I’m at 2 months and 9 days post surgery. I had a check up at the surgeons today, and it went very well. I’ve been getting along like gangbusters, I’ll have you know: I’m very strong, my left leg is only mildly atrophied, and they’ve got me doing standing-on-one-leg exercises. it’s wild how much I’ve progressed. Actually, I love physical therapy: it’s the one for sure thing in my life right now that I’m GOOD at. really – even though I wouldn’t have called myself an athlete, maybe that podiatrist that made me cry* was on to something. I’ve seen these high school kids who really don’t want to be there kind of floating through the exercises. I get all red-faced and sweaty doing lunges and kicking things and the stairs and weights. And I am so glad I’ve got my families weird ability to quickly gain new muscles.

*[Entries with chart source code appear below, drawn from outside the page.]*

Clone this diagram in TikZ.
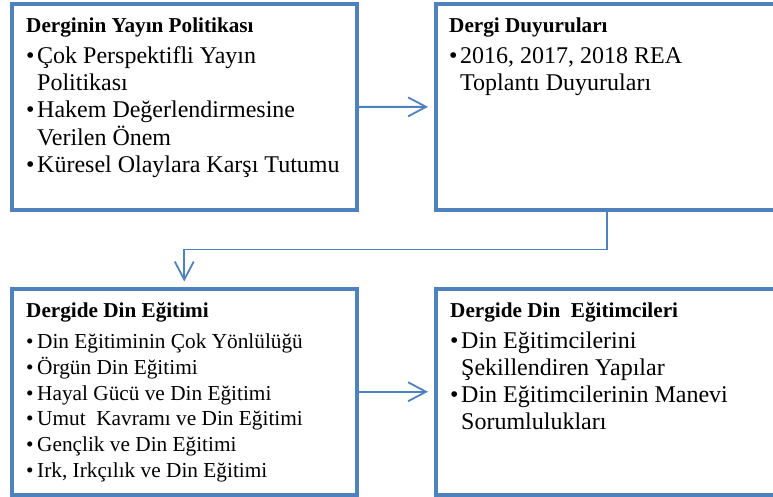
\documentclass[tikz,border=0pt]{standalone}
\usepackage{fontspec}
\setmainfont{Liberation Serif}
\usetikzlibrary{arrows.meta}
\definecolor{mavi}{HTML}{4F81BD}
\tikzset{
	kutu/.style={draw=mavi, line width=4pt, inner sep=0pt, minimum width=344pt, minimum height=205.5pt},
	metin/.style={anchor=base west, inner sep=0pt, font=\fontsize{24}{27}\selectfont},
	ok/.style={draw=mavi, line width=1.8pt, -{Straight Barb[length=18pt,width=19pt]}, shorten >=5.5pt}
}
\newcommand{\madde}{\makebox[11pt][l]{•}}
\newcommand{\bosluk}{\hspace*{11pt}}
\newcommand{\baslik}[1]{{\fontsize{21.2}{27}\selectfont\bfseries #1}}

\begin{document}
\begin{tikzpicture}[x=1pt, y=-1pt]
		\useasboundingbox (0,0) rectangle (773,497);

		% Cajas: centro y tamano en pixeles de la figura
		\node[kutu, minimum width=344.5pt, minimum height=206pt] (yayin) at (184.25,107) {};
		\node[kutu, minimum width=343.5pt] (duyuru) at (607.25,106.75) {};
		\node[kutu, minimum width=344.5pt] (egitim) at (184.25,391.75) {};
		\node[kutu, minimum width=343.5pt] (egitimci) at (607.25,391.75) {};

		% Textos de cada caja (linea base del titulo)
		\node[metin] (yayin-metin) at (26,33) {\begin{tabular}[t]{@{}l@{}}
			\baslik{Derginin Yayın Politikası}\\[4pt]
			\madde Çok Perspektifli Yayın\\
			\bosluk Politikası\\
			\madde Hakem Değerlendirmesine\\
			\bosluk Verilen Önem\\
			\madde Küresel Olaylara Karşı Tutumu
		\end{tabular}};
		\node[metin] (duyuru-metin) at (449,33) {\begin{tabular}[t]{@{}l@{}}
			\baslik{Dergi Duyuruları}\\[4pt]
			\madde 2016, 2017, 2018 REA\\
			\bosluk Toplantı Duyuruları
		\end{tabular}};
		\node[metin, font=\fontsize{21.3}{25.8}\selectfont] (egitim-metin) at (26,317.7) {\begin{tabular}[t]{@{}l@{}}
			\baslik{Dergide Din Eğitimi}\\[5pt]
			\madde Din Eğitiminin Çok Yönlülüğü\\
			\madde Örgün Din Eğitimi\\
			\madde Hayal Gücü ve Din Eğitimi\\
			\madde Umut\ \ Kavramı ve Din Eğitimi\\
			\madde Gençlik ve Din Eğitimi\\
			\madde Irk, Irkçılık ve Din Eğitimi
		\end{tabular}};
		\node[metin] (egitimci-metin) at (450,317.7) {\begin{tabular}[t]{@{}l@{}}
			\baslik{Dergide Din\ \ Eğitimcileri}\\[3.5pt]
			\madde Din Eğitimcilerini\\
			\bosluk Şekillendiren Yapılar\\
			\madde Din Eğitimcilerinin Manevi\\
			\bosluk Sorumlulukları
		\end{tabular}};

		% Flechas entre cajas
		\draw[ok] (yayin) -- (duyuru);
		\draw[ok] (duyuru.south) -- ++(0,38) -| (egitim.north);
		\draw[ok] (egitim) -- (egitimci);
	\end{tikzpicture}
\end{document}
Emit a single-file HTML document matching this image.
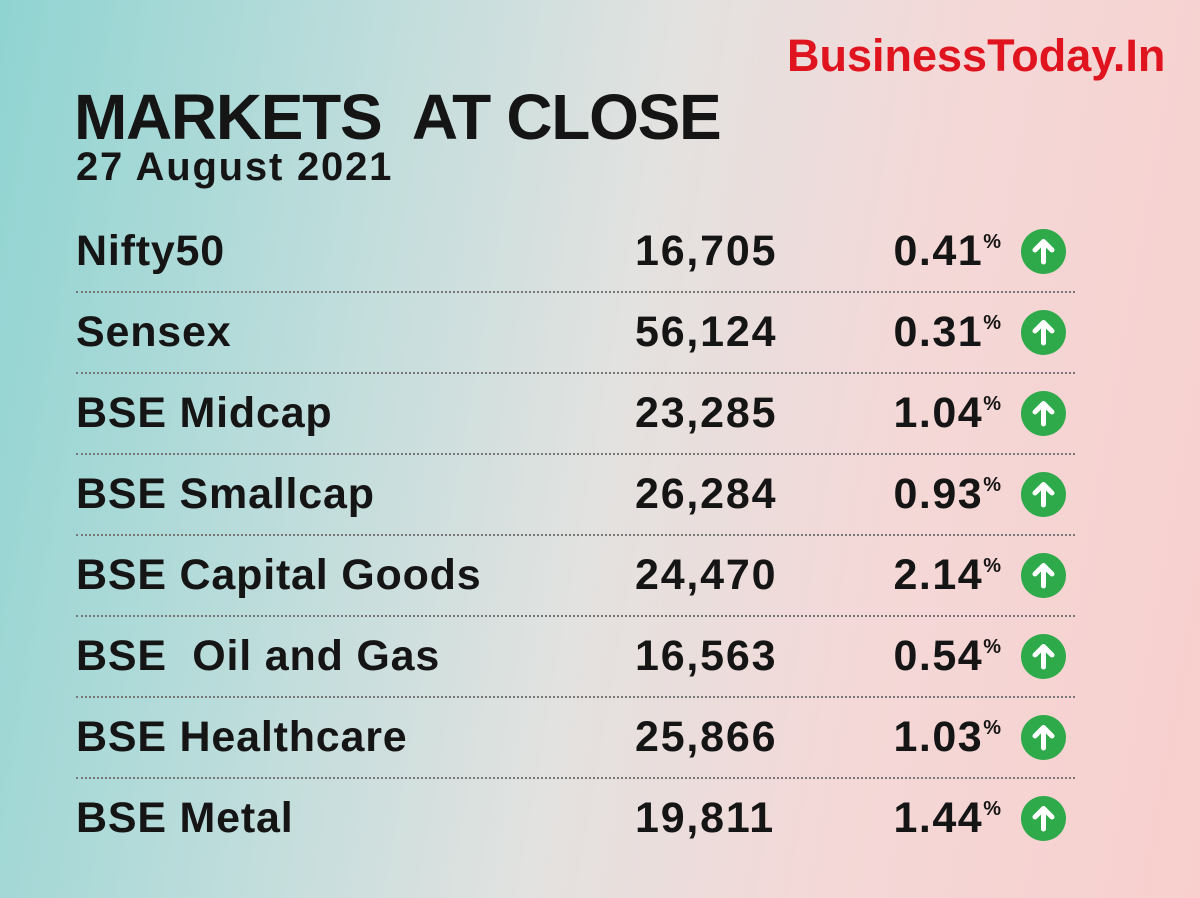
<!DOCTYPE html>
<html><head><meta charset="utf-8"><style>
body{margin:0;width:1200px;height:898px;overflow:hidden;font-family:"Liberation Sans",sans-serif;}
#card{position:relative;width:1200px;height:898px;background:linear-gradient(100deg,#8fd4d1 0%,#b9dcdb 25%,#e2e2e0 50%,#f3d9d8 70%,#f8cfcd 100%);color:#151515;}
.logo{position:absolute;left:787px;top:30px;font-size:45px;font-weight:bold;color:#e0141e;letter-spacing:0px;}
.title{position:absolute;left:74px;top:80px;font-size:64px;font-weight:bold;letter-spacing:-1.3px;}
.date{position:absolute;left:76px;top:145px;font-size:40px;font-weight:bold;letter-spacing:1.8px;}
.row{position:absolute;left:76px;width:999px;height:81px;border-bottom:2px dotted #777;}
.row:last-child{border-bottom:none}
.name,.val,.pct{position:absolute;top:17px;font-size:43px;font-weight:bold;letter-spacing:0.8px;}
.name{left:0}
.val{left:559px;letter-spacing:1.8px}
.pct{right:74px;letter-spacing:1.5px}
.pct sup{font-size:20px;vertical-align:top;position:relative;top:4px;letter-spacing:0}
.up{position:absolute;left:945px;top:19px;width:45px;height:45px;border-radius:50%;background:#2eaa4a;}
</style></head><body>
<div id="card">
<div class="logo">BusinessToday.In</div>
<div class="title">MARKETS&nbsp; AT CLOSE</div>
<div class="date">27 August 2021</div>
<div id="rows"></div>
</div>
<script>
const names=["Nifty50","Sensex","BSE Midcap","BSE Smallcap","BSE Capital Goods","BSE\u00a0 Oil and Gas","BSE Healthcare","BSE Metal"];
const values=["16,705","56,124","23,285","26,284","24,470","16,563","25,866","19,811"];
const changes=["0.41","0.31","1.04","0.93","2.14","0.54","1.03","1.44"];
const rows=document.getElementById('rows');
names.forEach((n,i)=>{
 const r=document.createElement('div');r.className='row';r.style.top=(210+i*81)+'px';
 
 
 const a=document.createElement('div');a.className='name';a.textContent=n;
 
 
 const b=document.createElement('div');b.className='val';b.textContent=values[i];
 
 
 const c=document.createElement('div');c.className='pct';c.innerHTML=changes[i]+'<sup>%</sup>';
 
 
 const u=document.createElement('div');u.className='up';
 u.innerHTML='<svg width="45" height="45" viewBox="0 0 45 45"><path d="M22.5 33V13M14 21l8.5-8.5L31 21" stroke="#fff" stroke-width="5" fill="none" stroke-linecap="round" stroke-linejoin="round"/></svg>';
 
 
 r.append(a,b,c,u);rows.appendChild(r);
});
</script>
</body></html>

Unfortunately, my insurance only covers 20 visits per calender year for PT. so even though my surgeon would prefer I was in PT for 5 months, I’ve been skimping out the visits since the beginning of the year. Luckily I was able to squeeze in 3 weeks of visits before the end of last year! Now I’m going 2x a week instead of the preferred 3 and have sworn solemnly on the dead man’s ligament that I will go to the gym at least 1x for extra exercises. My dr is suggesting now that I only go 1x a week or less so I can stretch out the visits as long as possible. He doesn’t want me to start running or jumping until March, and would like my therapist to be with me as I take those momentous steps. Dumb health insurance. I mean, I really appreciate them paying the 10s of thousands of dollars for my knee surgery, but wouldn’t it be nice if I could run?

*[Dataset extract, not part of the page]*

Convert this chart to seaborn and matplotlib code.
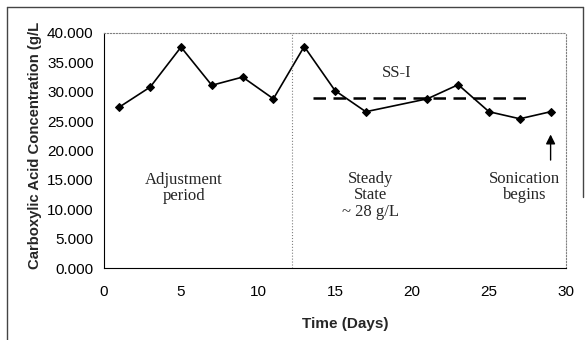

* when I was in college, my first real (expensive) shoes gave me tendinitis on the tops of my feet. ok, maybe it was the fluevogs, maybe it was a combination of my falling arches and mild hammer toes. I went to a podiatrist and he told me I could never wear flip flops again and I burst into tears. He responded with anger, telling me it could be worse! I could have a clubfoot! He also said I should lay off the tae kwon do for a while, but then he said “but you’re not going to, are you? you athletes are all the same.” It was the first time I’d ever been referred to as an athlete, and it was really weird. Note: I retaught myself to walk along the edge of my foot and not across the falling arches, and now I wear flip flops with great derring-do.